Freeman, 72, is not expected to seek re-election in 2022. He faced swift pressure to charge all four officers in the case after a bystander's video went viral, showing Chauvin kneeling on Floyd's neck for nearly eight minutes as he pleaded that he couldn't breathe.
Freeman's public comments around the initial charges he filed against Chauvin failed to stem the growing unrest over Floyd's death. The first criminal complaint was seen as hastily assembled. Critics noted that it misspelled Floyd's name twice and that it seemed to provide more of an argument against prosecution than in support of charges.
"The charges didn't fit the crime at all, and any intelligent judge would've dismissed it," said Joe Friedberg, a veteran Minneapolis defense attorney.
Two days after Chauvin's arrest, Freeman asked Ellison for help and sent out a news release saying the two would jointly be working the case. But the governor caught Freeman off guard later that evening by publicly declaring that it was his call to tap Ellison to take the lead.

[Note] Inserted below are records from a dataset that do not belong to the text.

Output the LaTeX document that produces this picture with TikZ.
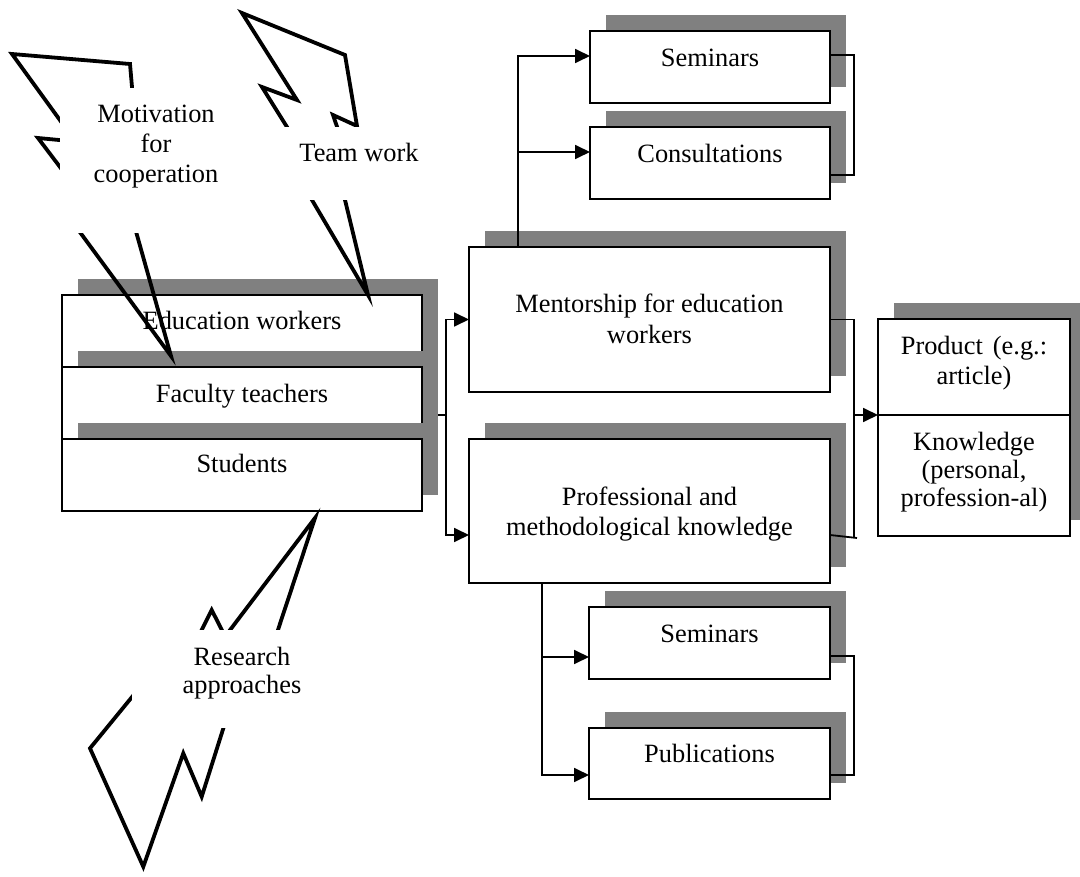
\documentclass[tikz,border=0pt]{standalone}
\usepackage{fontspec}
\setmainfont{Liberation Serif}
\usetikzlibrary{arrows.meta,calc,shadows}
\definecolor{shgray}{RGB}{128,128,128}
\newcommand{\mlines}[1]{\begin{tabular}[t]{@{}c@{}}#1\end{tabular}}
\begin{document}
\begin{tikzpicture}[x=1pt,y=-1pt,
  box/.style={draw, line width=2pt, fill=white, inner sep=0pt, outer sep=0pt, anchor=north west},
  shbox/.style={box, drop shadow={shadow xshift=16pt, shadow yshift=16pt, fill=shgray, opacity=1}},
  txt/.style={inner sep=0pt, anchor=base, font=\fontsize{26.4}{30}\selectfont},
  conn/.style={line width=1.8pt},
  arr/.style={conn, -{Triangle[length=15pt,width=14pt]}},
  callout/.style={line width=3.8pt, line join=miter},
  wbox/.style={fill=white, inner sep=0pt, outer sep=0pt, anchor=north west}]
\useasboundingbox (0,0) rectangle (1080,877);
\fill[white] (0,0) rectangle (1080,877);

% left stack
\node[shbox, minimum width=360pt, minimum height=72pt] (edu) at (62,295) {};
\node[txt] (edut) at ($(edu.north)+(0,35)$) {Education workers};
\node[shbox, minimum width=360pt, minimum height=72pt] (fac) at (62,367) {};
\node[txt] (fact) at ($(fac.north)+(0,36)$) {Faculty teachers};
\node[shbox, minimum width=360pt, minimum height=72pt] (stu) at (62,439) {};
\node[txt] (stut) at ($(stu.north)+(0,34)$) {Students};

% middle boxes
\node[shbox, minimum width=361pt, minimum height=145pt] (mentor) at (469,247) {};
\node[txt, font=\fontsize{26.4}{31}\selectfont] (mentort) at ($(mentor.north)+(0,66)$) {\mlines{Mentorship for education\\workers}};
\node[shbox, minimum width=361pt, minimum height=144pt] (prof) at (469,439) {};
\node[txt] (proft) at ($(prof.north)+(0,66)$) {\mlines{Professional and\\methodological knowledge}};

% top group
\node[shbox, minimum width=240pt, minimum height=72pt] (semA) at (590,31) {};
\node[txt] (semAt) at ($(semA.north)+(0,36)$) {Seminars};
\node[shbox, minimum width=240pt, minimum height=72pt] (cons) at (590,127) {};
\node[txt] (const) at ($(cons.north)+(0,36)$) {Consultations};

% bottom group
\node[shbox, minimum width=241pt, minimum height=72pt] (semB) at (589,607) {};
\node[txt] (semBt) at ($(semB.north)+(0,35)$) {Seminars};
\node[shbox, minimum width=241pt, minimum height=71pt] (pub) at (589,728) {};
\node[txt] (pubt) at ($(pub.north)+(0,34)$) {Publications};

% result box
\fill[shgray] (894,303) rectangle (1080,520);
\node[box, minimum width=192pt, minimum height=96pt] (prod) at (878,319) {};
\node[txt] (prodt) at ($(prod.north)+(0,36)$) {\mlines{Product\hspace{10pt}(e.g.:\\article)}};
\node[box, minimum width=192pt, minimum height=121pt] (know) at (878,415) {};
\node[txt, font=\fontsize{26.4}{28.5}\selectfont] (knowt) at ($(know.north)+(0,35)$) {\mlines{Knowledge\\(personal,\\profession-al)}};

% connectors: stack to middle
\coordinate (stkout) at ($(fac.east)+(16,12)$);
\coordinate (trunkL) at ($(stkout)+(8,0)$);
\draw[conn] (stkout) -- (trunkL);
\draw[arr] (trunkL) |- (mentor.west);
\draw[arr] (trunkL) |- ($(prof.north west)+(0,96)$);

% mentor to top group
\coordinate (mtop) at ($(mentor.north west)+(49,0)$);
\draw[arr] (mtop) |- ($(semA.north west)+(0,25)$);
\draw[arr] (mtop) |- ($(cons.north west)+(0,25)$);
\draw[conn] ($(semA.north east)+(0,24)$) -- ++(24,0) |- ($(cons.north east)+(0,48)$);

% prof to bottom group
\coordinate (pbot) at ($(prof.south west)+(73,0)$);
\draw[arr] (pbot) |- ($(semB.north west)+(0,50)$);
\draw[arr] (pbot) |- ($(pub.north west)+(0,47)$);
\draw[conn] ($(semB.north east)+(0,49)$) -- ++(24,0) |- ($(pub.north east)+(0,47)$);

% middle to result
\coordinate (rbot) at (854,538);
\draw[conn] (mentor.east) -| (rbot);
\draw[conn] ($(prof.north east)+(0,96)$) -- ++(27,3);
\coordinate (rmid) at (rbot |- prod.south west);
\draw[arr] (rmid) -- (prod.south west);

% callout 1: Motivation for cooperation
\draw[callout] (12,54) -- (130,64) -- (134,110) -- (133.6,223) -- (171,356) -- (73.2,223)
  -- (70.6,181) -- (38,138) -- (80,142) -- (70,134) -- cycle;
\node[wbox, minimum width=192pt, minimum height=145pt] (c1box) at (60,88) {};
\node[txt] (c1t) at ($(c1box.north)+(0,35)$) {\mlines{Motivation\\for\\cooperation}};

% callout 2: Team work
\draw[callout] (242,13) -- (345,55) -- (357,126) -- (333,115) -- (345,150) -- (342.6,190)
  -- (368,295) -- (306.1,190) -- (297,143) -- (262,87) -- (297,100) -- cycle;
\node[wbox, minimum width=194pt, minimum height=73pt] (c2box) at (262,127) {};
\node[txt] (c2t) at ($(c2box.north)+(0,35)$) {Team work};

% callout 3: Research approaches
\draw[callout] (315,518) -- (268,660) -- (230.7,705) -- (201.7,796.7) -- (183.3,753.3)
  -- (143.3,866.7) -- (90,748.3) -- (150,675) -- (232,650) -- (211.7,610) -- (196.7,640)
  -- (221.7,641) -- cycle;
\node[wbox, minimum width=220pt, minimum height=98pt] (c3box) at (132,630) {};
\node[txt, font=\fontsize{26.4}{28.5}\selectfont] (c3t) at ($(c3box.north)+(0,35)$) {\mlines{Research\\approaches}};
\end{tikzpicture}
\end{document}
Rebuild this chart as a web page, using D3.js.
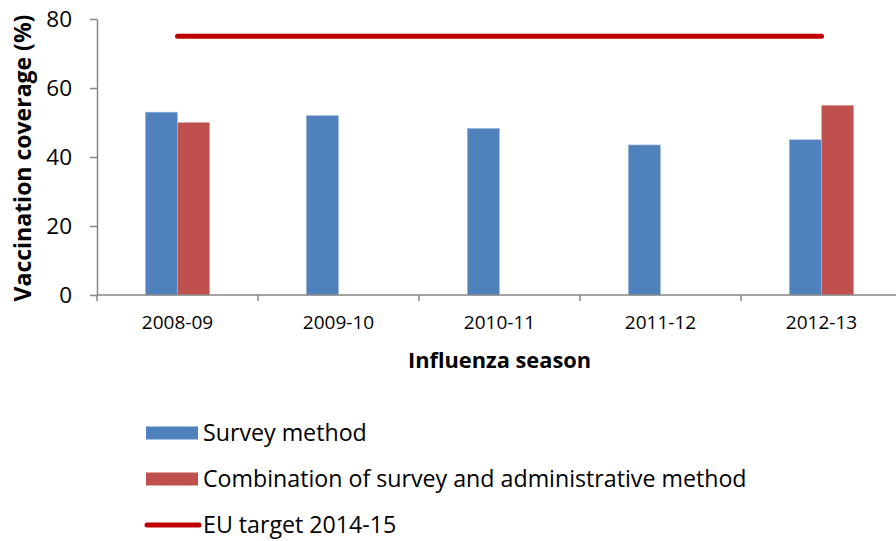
<!DOCTYPE html>
<html>
<head>
<meta charset="utf-8">
<script src="https://cdn.jsdelivr.net/npm/d3@7"></script>
<style>
  html, body { margin: 0; padding: 0; background: #fff; }
  svg { display: block; font-family: "Open Sans", Lato, sans-serif; }
</style>
</head>
<body>
<svg id="chart" width="896" height="541"></svg>
<script>
// Influenza vaccination coverage by season
const seasons = ["2008-09", "2009-10", "2010-11", "2011-12", "2012-13"];
const surveyMethod = [53, 52, 48.3, 43.5, 45];
const combinedMethod = [50, null, null, null, 55];
const euTarget = 75;
const yTicks = [0, 20, 40, 60, 80];
const seriesNames = ["Survey method", "Combination of survey and administrative method", "EU target 2014-15"];
const seriesColors = ["#4F81BD", "#C0504D", "#C00000"];

const svg = d3.select("#chart");
const plot = { left: 97, right: 902, top: 19, bottom: 295 };

const x = d3.scaleBand().domain(seasons).range([plot.left, plot.right]).paddingInner(0).paddingOuter(0);
const inner = d3.scaleBand().domain([0, 1]).range([0, x.bandwidth()]).paddingInner(0).paddingOuter(1.5);
const y = d3.scaleLinear().domain([0, 80]).range([plot.bottom, plot.top]);

const axisColor = "#868686";

// bars
const seriesData = [surveyMethod, combinedMethod];
seriesData.forEach((vals, si) => {
  svg.append("g").selectAll("rect")
    .data(seasons.map((s, i) => ({ s, v: vals[i] })).filter(d => d.v != null))
    .join("rect")
    .attr("x", d => x(d.s) + inner(si))
    .attr("y", d => y(d.v))
    .attr("width", inner.bandwidth())
    .attr("height", d => y(0) - y(d.v))
    .attr("fill", seriesColors[si])
    .attr("stroke", si === 0 ? "#A7C0DE" : "#E0A9A7")
    .attr("stroke-width", 0.6);
});

// EU target line across category centres
const centre = s => x(s) + x.bandwidth() / 2;
svg.append("line")
  .attr("x1", centre(seasons[0]))
  .attr("x2", centre(seasons[seasons.length - 1]))
  .attr("y1", y(euTarget))
  .attr("y2", y(euTarget))
  .attr("stroke", seriesColors[2])
  .attr("stroke-width", 5)
  .attr("stroke-linecap", "round");

// y axis
const yAxis = svg.append("g")
  .attr("transform", `translate(${plot.left},0)`)
  .call(d3.axisLeft(y).tickValues(yTicks).tickSize(7).tickSizeOuter(0).tickPadding(18));
yAxis.select(".domain").attr("stroke", axisColor).attr("stroke-width", 1.5);
yAxis.selectAll(".tick line").attr("stroke", axisColor).attr("stroke-width", 1.5);
yAxis.selectAll(".tick text")
  .attr("font-size", 22.5).attr("fill", "#000")
  .attr("font-family", "'Open Sans', sans-serif");

// x axis: ticks at band boundaries
const xAxisG = svg.append("g").attr("transform", `translate(0,${plot.bottom})`);
xAxisG.append("line")
  .attr("x1", plot.left).attr("x2", plot.right)
  .attr("stroke", axisColor).attr("stroke-width", 1.5);
const boundaries = seasons.map(s => x(s)).concat([plot.right]);
xAxisG.selectAll(".bt").data(boundaries).join("line")
  .attr("class", "bt")
  .attr("x1", d => d).attr("x2", d => d)
  .attr("y1", 0).attr("y2", 6)
  .attr("stroke", axisColor).attr("stroke-width", 1.5);
xAxisG.selectAll(".lbl").data(seasons).join("text")
  .attr("class", "lbl")
  .attr("x", d => centre(d))
  .attr("y", 33.5)
  .attr("text-anchor", "middle")
  .attr("font-size", 19)
  .text(d => d);

// axis titles
svg.append("text")
  .attr("x", (plot.left + plot.right) / 2)
  .attr("y", 368)
  .attr("text-anchor", "middle")
  .attr("font-size", 21.8)
  .attr("font-weight", "bold")
  .text("Influenza season");

svg.append("text")
  .attr("transform", `translate(31,${(plot.top + plot.bottom) / 2 + 1}) rotate(-90)`)
  .attr("text-anchor", "middle")
  .attr("font-size", 23)
  .attr("font-weight", "bold")
  .text("Vaccination coverage (%)");

// legend
const legend = svg.append("g");
const rowY = [433, 479, 525];
seriesNames.forEach((name, i) => {
  const g = legend.append("g").attr("transform", `translate(0,${rowY[i]})`);
  if (i < 2) {
    g.append("rect").attr("x", 146).attr("y", -6.5).attr("width", 52).attr("height", 13)
      .attr("fill", seriesColors[i]);
  } else {
    g.append("line").attr("x1", 147).attr("x2", 199).attr("y1", 0).attr("y2", 0)
      .attr("stroke", seriesColors[i]).attr("stroke-width", 5).attr("stroke-linecap", "round");
  }
  g.append("text").attr("x", 203).attr("y", 7.5).attr("font-size", 23.2).text(name);
});
</script>
</body>
</html>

It threatened to implode the partnership before it could begin. But the men quickly agreed to work together on what soon became a crucial chapter in the case.
"We just talked a lot, shared ideas, listened to each other, and we got there," Ellison said.
Less than 48 hours later, Chauvin faced tougher charges of second-degree unintentional murder and the three other former Minneapolis police officers involved in Floyd's death were jailed and accused of aiding and abetting.
With Freeman standing quietly by his side in front of a room full of national and local press, Ellison reminded all that he would do the talking in this case.
"We have one goal and one goal only: justice for George Floyd," Ellison said.
As the attorney general opened the news conference up for questions, Freeman left the room without explanation.